5. On 16 May 2021, the Registry sent the following email to the Claimant:
The Claimant may seek to appeal the order if it objects to the Order of Justice Sir Richard Field striking out the claim. The effect of the order is that there no longer exists a claim capable of being amended to plead the additional claims identified in the application to amend. If the Claimant does not seek to appeal the order it should therefore issue a fresh claim form. In the circumstances, Justice Sir Richard Field gives the Claimant 7 days to issue a new Claim or to seek permission to appeal. If neither step is taken in this period of 7 days, a CMC is to be fixed to deal with the Defendant's Counterclaim.
6. In my judgment, the interests of justice plainly did not require a reasoned decision of the Court declining to proceed with the Amendment Application. It was plain and obvious that that application was no longer maintainable in light of the Strike Out Order. Very shortly after the issuance of that order, the Claimant ought, therefore, to have sought to appeal the Strike Out Order in an effort to keep its claim on foot, or, more realistically, to have issued a new Claim Form, pleading the claims identified in the amendment application. Instead, notwithstanding the email sent by the Registry on 16 May 2021, which made it as plain as could be that the amendment application was nullified by the Strike Out Order, the Claimant issued its Notice of Appeal in which no challenge is made to the Strike Out Order itself but instead an extensive complaint is made, with lengthy citation from five authorities and the Arab Charter of Human Rights, that the amendment application has been dismissed without the issuance of any judgment giving reasons for the dismissal.
7. RDC r.44.19 provides:
Permission to appeal may only be given where the lower Court or the appeal Court considers that:
(1) the appeal would have a real prospect of success; or
(2) there is some other compelling reason why the appeal should be heard.
8. It was confirmed in Barclays Bank plc et al v Essar Global Fund Ltd [2016] DIFC CFI 036 (11 July 2017) that for the purposes of this Rule a “real” prospect of success means a “realistic” rather than a “fanciful” prospect of success as held by Lord Woolf MR in Swain v Hillman [1999] EWCA Civ 3053.
9. In my judgment, the Claimant’s proposed appeal is wholly without merit and would have no realistic prospect of success.
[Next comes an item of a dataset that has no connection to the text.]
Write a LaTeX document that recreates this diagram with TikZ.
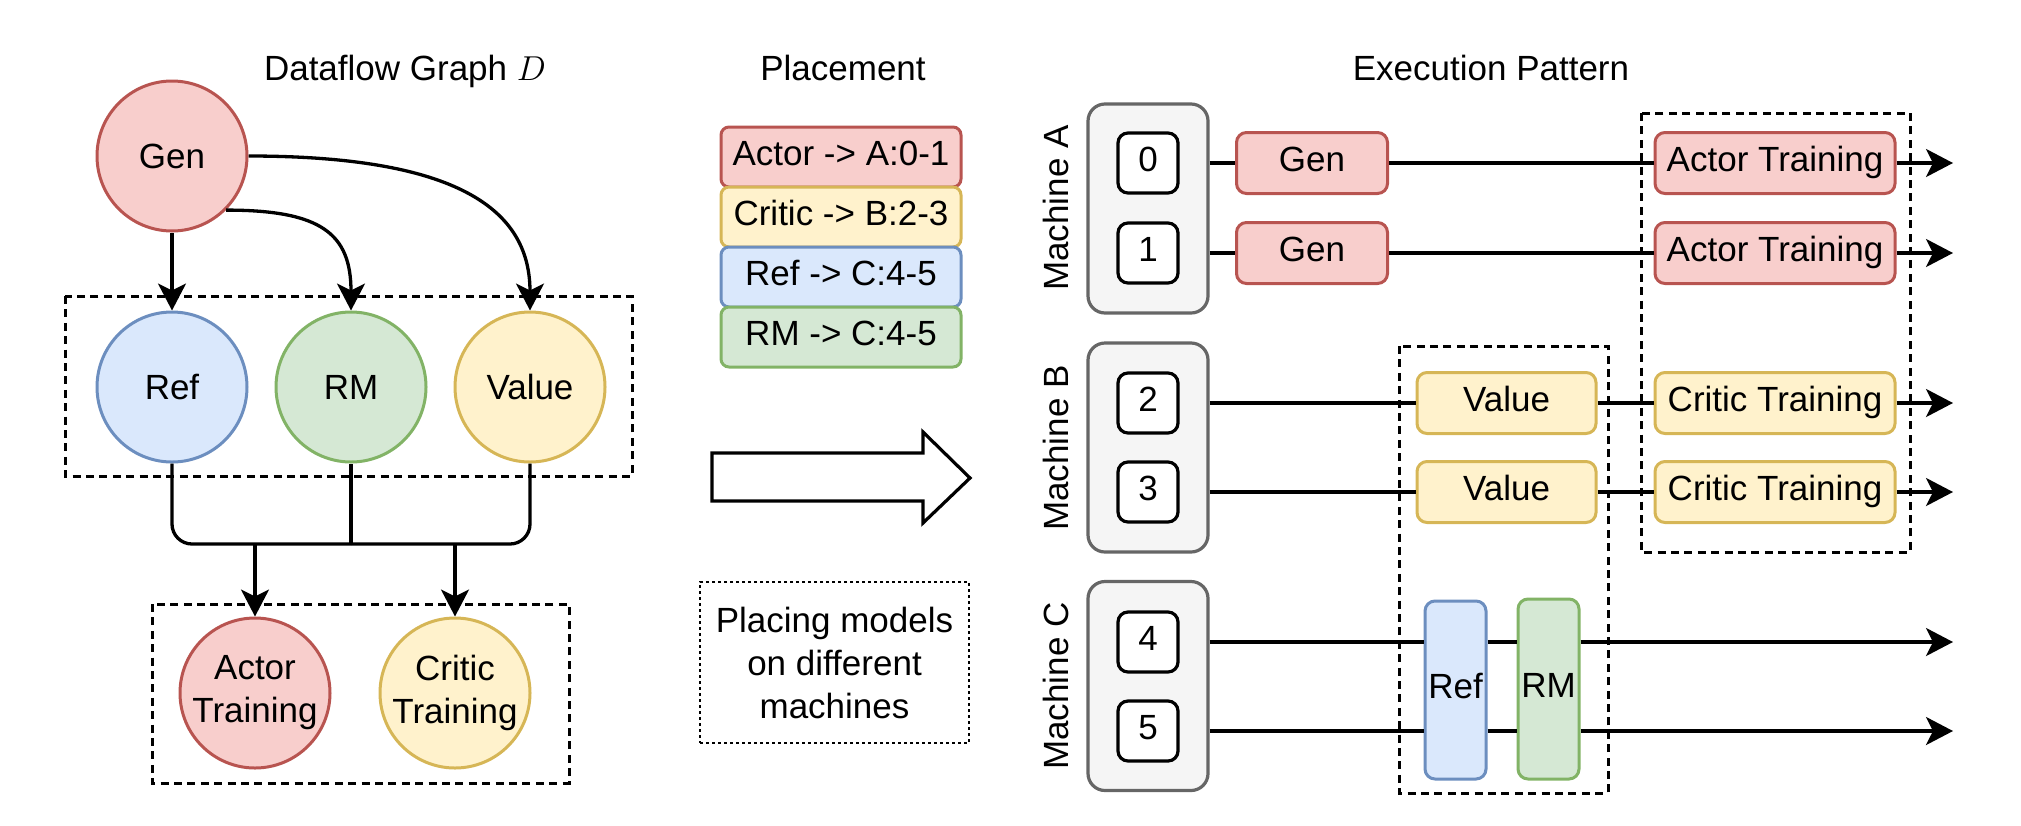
\documentclass[tikz,border=0pt]{standalone}
\usepackage{fontspec}
\setmainfont{Liberation Sans}
\usetikzlibrary{arrows.meta}

\definecolor{redF}{HTML}{F8CECC}\definecolor{redD}{HTML}{B85450}
\definecolor{yelF}{HTML}{FFF2CC}\definecolor{yelD}{HTML}{D6B656}
\definecolor{bluF}{HTML}{DAE8FC}\definecolor{bluD}{HTML}{6C8EBF}
\definecolor{grnF}{HTML}{D5E8D4}\definecolor{grnD}{HTML}{82B366}
\definecolor{gryF}{HTML}{F5F5F5}\definecolor{gryD}{HTML}{666666}

\begin{document}
\begin{tikzpicture}[x=0.5pt,y=-0.5pt,
  every node/.style={font=\fontsize{17.5}{21.5}\selectfont},
  cR/.style={fill=redF,draw=redD},
  cY/.style={fill=yelF,draw=yelD},
  cB/.style={fill=bluF,draw=bluD},
  cG/.style={fill=grnF,draw=grnD},
  ball/.style={circle,minimum size=75pt,inner sep=0pt,line width=1.5pt,align=center},
  box/.style={rectangle,rounded corners=5pt,line width=1.5pt,inner sep=0pt,
              text height=12.5pt,text depth=3.7pt},
  pill/.style={box,rounded corners=4pt,minimum width=120pt,minimum height=30pt},
  gpu/.style={box,fill=white,draw=black,line width=1.6pt,minimum width=30pt,minimum height=30pt},
  mach/.style={rectangle,rounded corners=8.5pt,fill=gryF,draw=gryD,line width=1.6pt,
               minimum width=60pt,minimum height=104.5pt},
  task/.style={box,minimum height=30.5pt},
  grp/.style={draw,line width=1.5pt,dash pattern=on 4pt off 2.7pt},
  conn/.style={line width=1.65pt},
  arr/.style={conn,-{Stealth[length=13.5pt,width=14pt,inset=3.5pt]}}]
\useasboundingbox (0,0) rectangle (2021,825);

% ---------------- dataflow graph ----------------
\node[anchor=base] (t1) at (405,80) {Dataflow Graph $D$};
\draw[grp] (65,296) rectangle (632,476);
\draw[grp] (152,604) rectangle (569,783);

\node[ball,cR] (gen) at (172,156) {Gen};
\node[ball,cB] (ref) at (172,387) {Ref};
\node[ball,cG] (rm)  at (351,387) {RM};
\node[ball,cY] (val) at (530,387) {Value};
\node[ball,cR] (act) at (255,693) {Actor\\Training};
\node[ball,cY] (cri) at (455,693) {Critic\\Training};

\draw[arr] (gen.south) -- (ref.north);
\draw[arr] (gen.-45) .. controls +(95,0) and +(0,-77) .. (rm.north);
\draw[arr] (gen.east) .. controls +(220,0) and +(0,-95) .. (val.north);

\coordinate (mj) at (rm.south |- 0,544);
\coordinate (ja) at (act.north |- mj);
\coordinate (jc) at (cri.north |- mj);
\draw[conn,rounded corners=10pt] (ref.south) |- (mj);
\draw[conn,rounded corners=10pt] (val.south) |- (mj);
\draw[conn] (rm.south) -- (mj);
\draw[arr] (ja) -- (act.north);
\draw[arr] (jc) -- (cri.north);

% ---------------- placement ----------------
\node[anchor=base] (t2) at (843,80) {Placement};
\node[pill,cR] (pA) at (841,157) {Actor -> A:0-1};
\node[pill,cY] (pB) at (841,217) {Critic -> B:2-3};
\node[pill,cB] (pC) at (841,277) {Ref -> C:4-5};
\node[pill,cG] (pD) at (841,337) {RM -> C:4-5};

\draw[line width=1.6pt,fill=white,line join=miter]
  (712,453) -- (923,453) -- (923,432) -- (970,478) -- (923,523) -- (923,501) -- (712,501) -- cycle;

\node[draw,line width=1.3pt,dash pattern=on 1.5pt off 1.5pt,minimum width=134.5pt,
      minimum height=80.5pt,align=center] (note) at (834.5,662.5)
  {Placing models\\on different\\machines};

% ---------------- execution pattern ----------------
\node[anchor=base] (t3) at (1491,80) {Execution Pattern};

\draw[grp] (1399,346) rectangle (1608,793);
\draw[grp] (1641,113) rectangle (1910,552);

\node[anchor=base,rotate=90] (lA) at (1068,208) {Machine A};
\node[anchor=base,rotate=90] (lB) at (1068,448) {Machine B};
\node[anchor=base,rotate=90] (lC) at (1068,686) {Machine C};

\node[mach] (mA) at (1148,208.5) {};
\node[mach] (mB) at (1148,447.5) {};
\node[mach] (mC) at (1148,686) {};

\node[gpu] (g0) at (1148,163) {0};
\node[gpu] (g1) at (1148,253) {1};
\node[gpu] (g2) at (1148,403) {2};
\node[gpu] (g3) at (1148,492) {3};
\node[gpu] (g4) at (1148,642) {4};
\node[gpu] (g5) at (1148,731) {5};

\node[task,cR,minimum width=75.5pt] (gn0) at (1312,163) {Gen};
\node[task,cR,minimum width=75.5pt] (gn1) at (1312,253) {Gen};
\node[task,cR,minimum width=120pt] (at0) at (1775,163) {Actor Training};
\node[task,cR,minimum width=120pt] (at1) at (1775,253) {Actor Training};
\node[task,cY,minimum width=89.5pt] (v2) at (1506.5,403) {Value};
\node[task,cY,minimum width=89.5pt] (v3) at (1506.5,492) {Value};
\node[task,cY,minimum width=120pt] (ct2) at (1775,403) {Critic Training};
\node[task,cY,minimum width=120pt] (ct3) at (1775,492) {Critic Training};
\node[box,cB,minimum width=30.5pt,minimum height=89pt] (rf) at (1455.5,690) {Ref};
\node[box,cG,minimum width=30.5pt,minimum height=90pt] (rw) at (1548.5,689) {RM};

\coordinate (e0) at (1953,163);
\coordinate (e1) at (1953,253);
\coordinate (e2) at (1953,403);
\coordinate (e3) at (1953,492);
\coordinate (e4) at (1953,642);
\coordinate (e5) at (1953,731);

\draw[conn] (mA.east |- g0) -- (gn0);
\draw[conn] (gn0) -- (at0);
\draw[arr] (at0) -- (e0);
\draw[conn] (mA.east |- g1) -- (gn1);
\draw[conn] (gn1) -- (at1);
\draw[arr] (at1) -- (e1);

\draw[conn] (mB.east |- g2) -- (v2);
\draw[conn] (v2) -- (ct2);
\draw[arr] (ct2) -- (e2);
\draw[conn] (mB.east |- g3) -- (v3);
\draw[conn] (v3) -- (ct3);
\draw[arr] (ct3) -- (e3);

\draw[conn] (mC.east |- g4) -- (rf.west |- g4);
\draw[conn] (rf.east |- g4) -- (rw.west |- g4);
\draw[arr] (rw.east |- g4) -- (e4);
\draw[conn] (mC.east |- g5) -- (rf.west |- g5);
\draw[conn] (rf.east |- g5) -- (rw.west |- g5);
\draw[arr] (rw.east |- g5) -- (e5);
\end{tikzpicture}
\end{document}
Any competent practising litigant lawyer should have appreciated that it followed as night follows day that the Amendment Application was nullified and ceased to be maintainable by reason of the Strike Out Order without the need for an order or direction to this effect being issued by the Court. A fortiori where, as here, the Registry made absolutely clear why the Amendment Application was nullified when it issued the email of 16 May 2021.
10. By parity of reasoning, I am also of the view that there is no other compelling reason why the proposed appeal should be heard.
11. It follows that the Claimant’s Application for permission to appeal must be and is hereby dismissed.
12. The Defendant was entitled to serve the submissions it relied on in opposing the application and in my judgment the application is so hopelessly devoid of merit that the Claimant should pay the Defendant’s costs on the indemnity basis such costs to be the subject of an immediate summary assessment by the Registrar.